The first thing to do is create a wrapper for Rscript. This needs to be done because the R module needs to be loaded on all nodes, but the submission script only loads modules on the head node of the job. The wrapper script, let's call it MyRscript.sh, is short:

#!/bin/bash

module load intel/13.1.1 R/3.0.1
${SCINET_R_BIN}/Rscript --no-restore "$@"

The "--no-restore" flag prevents Rscript from loading your "workspace image", if you have one saved. Loading the image causes problems for the cluster.

Once you've created your wrapper, make it executable:

$ chmod u+x MyRscript.sh

Your wrapper is now ready to be used.

The cluster R code

The R code which we will run consists of two parts, the code which launches the cluster, and does pre- and post-analysis, and the code which is run on the individual cluster "nodes". Here is some code which demonstrates this functionality. Let's call it MyClusterCode.R.


######################################################
#
#  worker code
#

# first define the function which will be run on all the cluster nodes.  This is just a test function.  
# Put your real worker code here.
testfunc <- function(a) {

  # this part is just to waste time
  b <- 0
  for (i in 1:10000) {
      b <- b + 1
  }

  s <- Sys.info()['nodename']
  return(paste0(s, " ", a[1], " ", a[2]))

}


######################################################
#
#  head node code
#

# Create a bunch of index pairs to feed to the worker function.  These could be parameters,
# or whatever your code needs to vary across jobs.  Note that the worker function only 
# takes a single argument; each entry in the list must contain all the information 
# that the function needs to run.  In this example, each entry contains a list which
# contains two pieces of information, a pair of indices.
indexlist <- list()
index <- 1
for (i in 1:10) {
  for (j in 1:10) {
     indexlist[index] <- list(c(i,j))
     index <- index +1
   }
}
 

# Now set up the cluster.

# First load the parallel library.
library(parallel)

# Next find all the nodes which the scheduler has given to us.
# These are listed in the file which is indicated by the PBS_NODEFILE
# environment variable.
nodefile <- Sys.getenv("PBS_NODEFILE")
hostnames <- readLines(nodefile)

# Now launch the cluster, using the list of nodes and our Rscript
# wrapper.
cl <- makePSOCKcluster(names = hostnames, rscript = "/path/to/your/MyRscript.sh")

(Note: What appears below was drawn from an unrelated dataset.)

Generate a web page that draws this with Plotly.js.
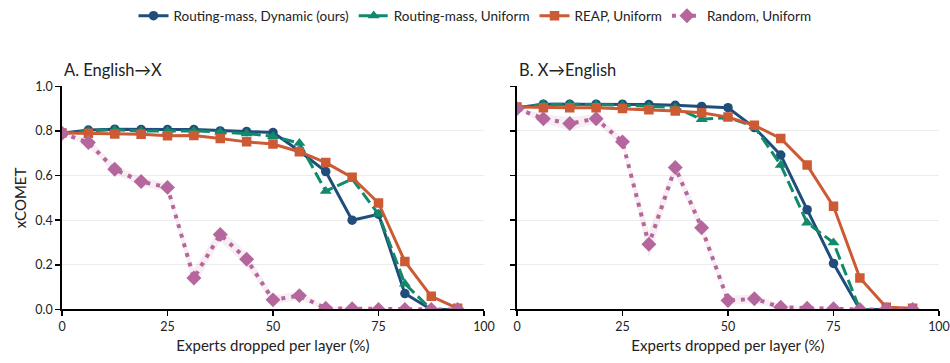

# Now run the worker code, using the parameter list we created above.
result <- clusterApplyLB(cl, indexlist, testfunc)

# The results of all the jobs will now be put in the 'result' variable,
# in the order they were specified in the 'indexlist' variable.

# Don't forget to stop the cluster when you're finished.
stopCluster(cl)

You can, of course, add any post-processing code you need to the above code.

Submitting an R cluster job

You are now ready to submit your job to the GPC queue. The submission script is like most others:

#!/bin/bash
#PBS -l nodes=3:ppn=8                                                         
#PBS -l walltime=5:00:00
#PBS -N MyRCluster

cd $PBS_O_WORKDIR
module load intel/13.1.1 R/3.0.1
${SCINET_R_BIN}/Rscript --no-restore MyClusterCode.R

Be sure to use whatever number of nodes, length of time, etc., is appropriate for your job.